2 minutes ago, The60mmKid said:

Many of the conversations on splitting doubles that I've seen online make claims like, "___ telescope can theoretically split ___ doubles," while taking for granted that atmospheric conditions and eyesight are uncontrollable and important variables. So, I anticipated a similar reply when asking about binoculars. I figure most people asking such questions on such a forum know about the impacts of seeing, etc., so that's partially why I'm surprised that we seem to be considering binoculars in a different way than we do telescopes in this instance.
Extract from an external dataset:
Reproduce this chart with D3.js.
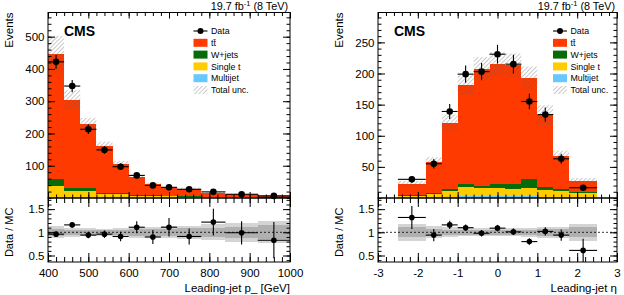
<!doctype html>
<html>
<head>
<meta charset="utf-8">
<style>
  body { margin: 0; background: #fff; font-family: 'Liberation Sans', Arial, sans-serif; }
  svg text { fill: #000; font-family: 'Liberation Sans', Arial, sans-serif; }
  .tick text { font-size: 11.5px; }
  .axis path.domain { display: none; }
  .axis line { stroke: #000; stroke-width: 1; }
  text.title { font-size: 11.5px; }
  text.cms { font-size: 14px; font-weight: bold; }
  text.lumi { font-size: 10.8px; }
  text.leg { font-size: 8.8px; }
</style>
<script src="https://d3js.org/d3.v7.min.js"></script>
</head>
<body>
<svg width="624" height="295"></svg>
<script>
// ---------- leading-jet pT ----------
const ptEdges    = [400, 440, 480, 520, 560, 600, 640, 680, 720, 780, 840, 920, 1000];
const ptTT       = [386, 274, 198, 146, 88, 56.5, 34.5, 24, 23.5, 12, 9, 5.5];
const ptW        = [21, 8, 8, 4, 4, 2, 2, 1.5, 1.5, 1, 0.5, 0.5];
const ptST       = [34, 19, 19, 10, 10, 5, 5, 4, 3, 2, 1.5, 1];
const ptMJ       = [4, 3, 3, 2, 2, 1.5, 1.5, 1.5, 1, 1, 0.5, 0.5];
const ptData     = [422, 347, 213, 149, 97, 70, 39, 33, 27, 19, 11.5, 6.5];
const ptDataErr  = [21, 19, 15, 12, 10, 8.5, 6.5, 6, 5, 4.5, 3.5, 2.5];
const ptRatio    = [0.96, 1.16, 0.94, 0.96, 0.91, 1.11, 0.90, 1.11, 0.91, 1.22, 0.99, 0.83];
const ptRatioErr = [0.05, 0.06, 0.07, 0.08, 0.10, 0.13, 0.15, 0.20, 0.17, 0.29, 0.25, 0.39];
const ptTotUnc   = [0.13, 0.10, 0.09, 0.08, 0.10, 0.12, 0.12, 0.13, 0.14, 0.17, 0.20, 0.24];
const ptStatUnc  = [0.07, 0.06, 0.05, 0.05, 0.06, 0.07, 0.07, 0.08, 0.09, 0.10, 0.12, 0.15];
const ptXTicks   = [400, 500, 600, 700, 800, 900, 1000];
const ptYTicks   = [100, 200, 300, 400, 500];

// ---------- leading-jet eta ----------
const etaEdges    = [-2.5, -1.8, -1.4, -1.0, -0.6, -0.2, 0.2, 0.6, 1.0, 1.4, 1.8, 2.5];
const etaTT       = [18, 50, 106, 159, 188, 192, 190, 162, 115.5, 54, 17.5];
const etaW        = [1, 2, 3, 5, 3.5, 7.5, 9, 13.5, 4.5, 3, 1];
const etaST       = [3, 4.5, 10, 15.5, 14, 13, 11.5, 14, 11, 9.5, 7.5];
const etaMJ       = [1, 1.5, 2, 2.5, 2.5, 2.5, 2.5, 2.5, 2, 1.5, 1];
const etaData     = [30, 55, 139, 199, 203, 231, 215, 155, 134, 63, 16.5];
const etaDataErr  = [5.5, 7.5, 12, 14, 14, 15, 15, 12.5, 11.5, 8, 4];
const etaRatio    = [1.32, 0.94, 1.16, 1.10, 0.98, 1.09, 1.01, 0.80, 1.02, 0.94, 0.61];
const etaRatioErr = [0.25, 0.13, 0.09, 0.07, 0.07, 0.07, 0.07, 0.07, 0.09, 0.12, 0.25];
const etaTotUnc   = [0.19, 0.13, 0.11, 0.09, 0.09, 0.09, 0.09, 0.10, 0.12, 0.12, 0.19];
const etaStatUnc  = [0.11, 0.07, 0.06, 0.05, 0.05, 0.05, 0.05, 0.06, 0.07, 0.07, 0.11];
const etaXTicks   = [-3, -2, -1, 0, 1, 2, 3];
const etaYTicks   = [50, 100, 150, 200, 250];

const legendNames = ['Data', 'tt\u0304', 'W+jets', 'Single t', 'Multijet', 'Total unc.'];
const colors = { tt: '#ff3a00', w: '#076b07', st: '#ffcc00', mj: '#66c8ff' };

const svg = d3.select('svg');
const topY = 12.5, mainBottom = 198, ratioBottom = 262;

const defs = svg.append('defs');
const pat = defs.append('pattern')
    .attr('id', 'hatch')
    .attr('patternUnits', 'userSpaceOnUse')
    .attr('width', 3).attr('height', 3)
    .attr('patternTransform', 'rotate(45)');
pat.append('line')
    .attr('x1', 0).attr('y1', 0).attr('x2', 0).attr('y2', 3)
    .attr('stroke', 'rgba(90,90,90,0.55)').attr('stroke-width', 1.2);

// plain hyphen for negative labels, as in the original
const plainFmt = v => String(v);

function drawPanel(p) {
    const x = d3.scaleLinear().domain(p.xDomain).range([p.left, p.right]);
    const y = d3.scaleLinear().domain(p.yDomain).range([mainBottom, topY]);
    const yr = d3.scaleLinear().domain([0.36, 1.74]).range([ratioBottom, mainBottom]);
    const g = svg.append('g');

    const bins = p.edges.slice(0, -1).map((lo, i) => ({ lo: lo, hi: p.edges[i + 1], i: i }));
    const rows = bins.map(b => ({ mj: p.mj[b.i], st: p.st[b.i], w: p.w[b.i], tt: p.tt[b.i] }));
    const layers = d3.stack().keys(['mj', 'st', 'w', 'tt'])(rows);

    layers.forEach(layer => {
        g.selectAll(null).data(layer).enter().append('rect')
            .attr('x', (d, i) => x(bins[i].lo))
            .attr('width', (d, i) => x(bins[i].hi) - x(bins[i].lo))
            .attr('y', d => y(d[1]))
            .attr('height', d => y(d[0]) - y(d[1]))
            .attr('fill', colors[layer.key])
            .attr('shape-rendering', 'crispEdges');
    });

    // total uncertainty band, hatched
    const totals = layers[layers.length - 1].map(d => d[1]);
    g.selectAll(null).data(bins).enter().append('rect')
        .attr('x', b => x(b.lo))
        .attr('width', b => x(b.hi) - x(b.lo))
        .attr('y', b => y(totals[b.i] * (1 + p.totUnc[b.i])))
        .attr('height', b => y(totals[b.i] * (1 - p.totUnc[b.i])) - y(totals[b.i] * (1 + p.totUnc[b.i])))
        .attr('fill', 'url(#hatch)');

    // data points
    const pts = g.selectAll(null).data(bins).enter().append('g');
    pts.append('line')
        .attr('x1', b => x(b.lo)).attr('x2', b => x(b.hi))
        .attr('y1', b => y(p.data[b.i])).attr('y2', b => y(p.data[b.i]))
        .attr('stroke', '#000').attr('stroke-width', 1.1);
    pts.append('line')
        .attr('x1', b => x((b.lo + b.hi) / 2)).attr('x2', b => x((b.lo + b.hi) / 2))
        .attr('y1', b => y(p.data[b.i] - p.dataErr[b.i])).attr('y2', b => y(p.data[b.i] + p.dataErr[b.i]))
        .attr('stroke', '#000').attr('stroke-width', 1.1);
    pts.append('circle')
        .attr('cx', b => x((b.lo + b.hi) / 2)).attr('cy', b => y(p.data[b.i]))
        .attr('r', 3.3).attr('fill', '#000');

    // ratio bands
    g.selectAll(null).data(bins).enter().append('rect')
        .attr('x', b => x(b.lo)).attr('width', b => x(b.hi) - x(b.lo))
        .attr('y', b => yr(1 + p.totUnc[b.i]))
        .attr('height', b => yr(1 - p.totUnc[b.i]) - yr(1 + p.totUnc[b.i]))
        .attr('fill', '#d4d4d4').attr('shape-rendering', 'crispEdges');
    g.selectAll(null).data(bins).enter().append('rect')
        .attr('x', b => x(b.lo)).attr('width', b => x(b.hi) - x(b.lo))
        .attr('y', b => yr(1 + p.statUnc[b.i]))
        .attr('height', b => yr(1 - p.statUnc[b.i]) - yr(1 + p.statUnc[b.i]))
        .attr('fill', '#b0b0b0').attr('shape-rendering', 'crispEdges');

    g.append('line')
        .attr('x1', p.left).attr('x2', p.right)
        .attr('y1', yr(1)).attr('y2', yr(1))
        .attr('stroke', '#000').attr('stroke-width', 0.8).attr('stroke-dasharray', '2,2');

    const rp = g.selectAll(null).data(bins).enter().append('g');
    rp.append('line')
        .attr('x1', b => x(b.lo)).attr('x2', b => x(b.hi))
        .attr('y1', b => yr(p.ratio[b.i])).attr('y2', b => yr(p.ratio[b.i]))
        .attr('stroke', '#000').attr('stroke-width', 1.1);
    rp.append('line')
        .attr('x1', b => x((b.lo + b.hi) / 2)).attr('x2', b => x((b.lo + b.hi) / 2))
        .attr('y1', b => yr(p.ratio[b.i] - p.ratioErr[b.i])).attr('y2', b => yr(p.ratio[b.i] + p.ratioErr[b.i]))
        .attr('stroke', '#000').attr('stroke-width', 1.1);
    rp.append('circle')
        .attr('cx', b => x((b.lo + b.hi) / 2)).attr('cy', b => yr(p.ratio[b.i]))
        .attr('r', 2.8).attr('fill', '#000');

    // frames
    g.append('rect').attr('x', p.left).attr('y', topY)
        .attr('width', p.right - p.left).attr('height', mainBottom - topY)
        .attr('fill', 'none').attr('stroke', '#000').attr('stroke-width', 1);
    g.append('rect').attr('x', p.left).attr('y', mainBottom)
        .attr('width', p.right - p.left).attr('height', ratioBottom - mainBottom)
        .attr('fill', 'none').attr('stroke', '#000').attr('stroke-width', 1);

    // ticks
    const xMinor = d3.range(p.xDomain[0], p.xDomain[1] + 1e-9, p.xMinorStep);
    const yMinor = d3.range(0, p.yDomain[1], p.yMinorStep);
    const rMinor = d3.range(0.4, 1.74, 0.1);
    function ax(axisFn, scale, vals, size, tx, ty, labels, pad) {
        const a = axisFn(scale).tickValues(vals).tickSizeInner(size).tickSizeOuter(0)
            .tickPadding(pad || 3);
        if (!labels) a.tickFormat('');
        else a.tickFormat(plainFmt);
        g.append('g').attr('class', 'axis').attr('transform', `translate(${tx},${ty})`).call(a);
    }
    // main panel
    ax(d3.axisBottom, x, p.xTicks, -6, 0, mainBottom);
    ax(d3.axisBottom, x, xMinor, -3.5, 0, mainBottom);
    ax(d3.axisTop, x, p.xTicks, -6, 0, topY);
    ax(d3.axisTop, x, xMinor, -3.5, 0, topY);
    ax(d3.axisLeft, y, p.yTicks, -7, p.left, 0, true, 3.5);
    ax(d3.axisLeft, y, yMinor, -3.5, p.left, 0);
    ax(d3.axisRight, y, p.yTicks, -7, p.right, 0);
    ax(d3.axisRight, y, yMinor, -3.5, p.right, 0);
    // ratio panel
    const rx = d3.axisBottom(x).tickValues(p.xTicks).tickSizeInner(-9).tickSizeOuter(0)
        .tickPadding(7).tickFormat(plainFmt);
    g.append('g').attr('class', 'axis').attr('transform', `translate(0,${ratioBottom})`).call(rx);
    ax(d3.axisBottom, x, xMinor, -5, 0, ratioBottom);
    ax(d3.axisTop, x, p.xTicks, -9, 0, mainBottom);
    ax(d3.axisTop, x, xMinor, -5, 0, mainBottom);
    const ry = d3.axisLeft(yr).tickValues([0.5, 1, 1.5]).tickSizeInner(-7).tickSizeOuter(0)
        .tickPadding(3.5).tickFormat(plainFmt);
    g.append('g').attr('class', 'axis').attr('transform', `translate(${p.left},0)`).call(ry);
    ax(d3.axisLeft, yr, rMinor, -3.5, p.left, 0);
    ax(d3.axisRight, yr, [0.5, 1, 1.5], -7, p.right, 0);
    ax(d3.axisRight, yr, rMinor, -3.5, p.right, 0);

    // titles
    g.append('text').attr('class', 'title')
        .attr('transform', `translate(${p.left - 35},${topY}) rotate(-90)`)
        .attr('text-anchor', 'end').text('Events');
    g.append('text').attr('class', 'title').style('font-size', '11px')
        .attr('transform', `translate(${p.left - 35},${yr(1)}) rotate(-90)`)
        .attr('text-anchor', 'middle').text('Data / MC');
    g.append('text').attr('class', 'title')
        .attr('x', p.right).attr('y', 292)
        .attr('text-anchor', 'end').text(p.xTitle);
    g.append('text').attr('class', 'cms')
        .attr('x', p.left + 16).attr('y', 36).text('CMS');
    const lumi = g.append('text').attr('class', 'lumi')
        .attr('x', p.right - 2).attr('y', 9.5).attr('text-anchor', 'end');
    lumi.append('tspan').text('19.7 fb');
    lumi.append('tspan').attr('dy', -3.5).style('font-size', '7.5px').text('-1');
    lumi.append('tspan').attr('dy', 3.5).text(' (8 TeV)');

    // legend
    const lx = p.legendX;
    const leg = g.selectAll(null).data(legendNames).enter().append('g')
        .attr('transform', (d, i) => `translate(${lx},${31 + i * 11.8})`);
    leg.each(function (d, i) {
        const s = d3.select(this);
        if (i === 0) {
            s.append('line').attr('x1', 0).attr('x2', 14).attr('y1', 0).attr('y2', 0)
                .attr('stroke', '#000').attr('stroke-width', 1.1);
            s.append('circle').attr('cx', 7).attr('cy', 0).attr('r', 3).attr('fill', '#000');
        } else {
            const fill = i === 5 ? 'url(#hatch)' : colors[['tt', 'w', 'st', 'mj'][i - 1]];
            s.append('rect').attr('x', 0).attr('y', -4).attr('width', 14).attr('height', 8)
                .attr('fill', fill);
        }
        s.append('text').attr('class', 'leg').attr('x', 17.5).attr('y', 3.2).text(d);
    });
}

drawPanel({
    left: 48, right: 290, xDomain: [400, 1000], yDomain: [0, 575],
    edges: ptEdges, tt: ptTT, w: ptW, st: ptST, mj: ptMJ,
    data: ptData, dataErr: ptDataErr, ratio: ptRatio, ratioErr: ptRatioErr,
    totUnc: ptTotUnc, statUnc: ptStatUnc,
    xTicks: ptXTicks, yTicks: ptYTicks, xMinorStep: 20, yMinorStep: 20,
    xTitle: 'Leading-jet p_ [GeV]', legendX: 193.5
});

drawPanel({
    left: 378, right: 617, xDomain: [-3, 3], yDomain: [0, 298],
    edges: etaEdges, tt: etaTT, w: etaW, st: etaST, mj: etaMJ,
    data: etaData, dataErr: etaDataErr, ratio: etaRatio, ratioErr: etaRatioErr,
    totUnc: etaTotUnc, statUnc: etaStatUnc,
    xTicks: etaXTicks, yTicks: etaYTicks, xMinorStep: 0.2, yMinorStep: 10,
    xTitle: 'Leading-jet \u03b7', legendX: 553
});
</script>
</body>
</html>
I think that it's down to two things:

- most people that use telescopes to split doubles are familiar with influence of seeing, and it's often omitted for that reason, but when wanting to be fully accurate in description - it is included

- eyesight is not that important variable if one can change magnification. You select magnification that allows you to easily see what the telescope is capable of. There is seldom discussion (but it does happen) - what can you split with say x40 power or similar. Most of the time, recommendation is to go with very high powers, even higher than one would use for planetary for example. That removes eyesight from the equation as at those magnifications - eye has no issues resolving things. With binoculars - it is a thing since one is tied to certain magnification - and that magnification tends to be on very low side of things - which is not suitable for splitting doubles because of eyesight issues.

[The60mmKid]

25 minutes ago, vlaiv said:

 eyesight is not that important variable if one can change magnification. You select magnification that allows you to easily see what the telescope is capable of. There is seldom discussion (but it does happen) - what can you split with say x40 power or similar. Most of the time, recommendation is to go with very high powers, even higher than one would use for planetary for example. That removes eyesight from the equation as at those magnifications - eye has no issues resolving things. With binoculars - it is a thing since one is tied to certain magnification - and that magnification tends to be on very low side of things - which is not suitable for splitting doubles because of eyesight issues.

Helpful. Thanks 👍

[Nik271]

It's also worth pointing out that angular  separation you can resolve depends on the magnitudes of the stars. Bright stars are the best, for example Castor AB  at 5'' will look 5x18=90'' or 1.5 arcminutes apart in your binoculars, so you should be able to split it with excellent vision.  On the other hand a similar double star pair  of say 9-th magnitude and separation of 5'' may be not resolvable. This is because human acuity depends on the brightness of the objects since the retina uses different cells for low levels of light.

[John]

I tend to use the terms illustrated here by David Knisely:

@Nik271 makes a very good point about the impact that uneven brightness of component stars has as well 👍

I'm sure I read somewhere about minimum magnifications needed to enable the human eye to see the resolution that the optics are capable of showing but I can't recall what it is 🤔

This CN thread covers this but it's quite detailed:

On Magnification for Resolving Double Stars - Double Star Observing - Cloudy Nights

Edited February 9 by John

[The60mmKid]

There have definitely been some good points made about observing doubles in general... But again, the specific question was about the theoretical limitations of a 70mm instrument with 18x magnification to resolve equal magnitude doubles, only considering the variables of aperture and magnification (and, thus, assuming perfect conditions and eyesight for the sake of the theoretical exercise). Some of the responses related to aperture, but not magnification. Others related to magnification, but not aperture. And others introduced other variables. If we don't know how to calculate using these two variables, that's totally fine. But I think it's helpful to keep the actual question in mind.

I found @lunator's reply most relevant and am eager to observe an 8" equal pair and report back.